I’m working with a friend – helping him with some dynamic coding – on a web site. The web site was put together by a different webmaster and it functions. The clients needs have changed over time, and changes are need to the site to comply with a few legal things (it deals with housing.) As I begin looking at the PHP code, I can tell the person who programmed it was very intelligent, but fell prey to some of the things that irritate me, and create problems when trying to update the code as I’m doing now.
First, they didn’t comment any of their PHP code, second they did make use of arrays, but did a poor job of it, and they posted all of the forms back to themselves, which brings me to the point of this post. Use more than one file if you have to, and don’t be afraid to do so. Here’s the problem with posting a form back to itself.
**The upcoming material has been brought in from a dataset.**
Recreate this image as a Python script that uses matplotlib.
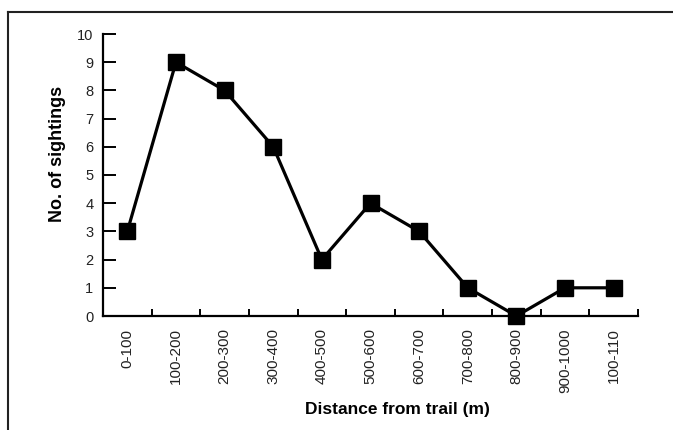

In this case we have a form that is sending the accumulated form data via email to the client for review. That data is also saved to a database so that it can be edited and tracked in the event that the user becomes a tenant. The problem is that since the form post to itself, the client receives and email, and the database gets a new row added every time the page is refreshed after the user fills it out.
When I saw this I recommended to my friend that over time we fix this. It turns out that there are revisions that need to be made to the form anyway, so as we fix the form, we’ll setup additional pages to process the form data, and redirect to the next part of the form ( there are 3 parts to the form.) This way when the user clicks the final submit button, the information will be emailed, collected in to the database and then the user will be taken to a thank you page. This process will keep the redundant & superfluous rows out of the clients inbox and database.
In this example, just by processing the form data with another, you reduce the irritation to the client and to yourself because they won’t keep asking… “Why do I get two or three emails for some people, and why do they show up that many times in the database?”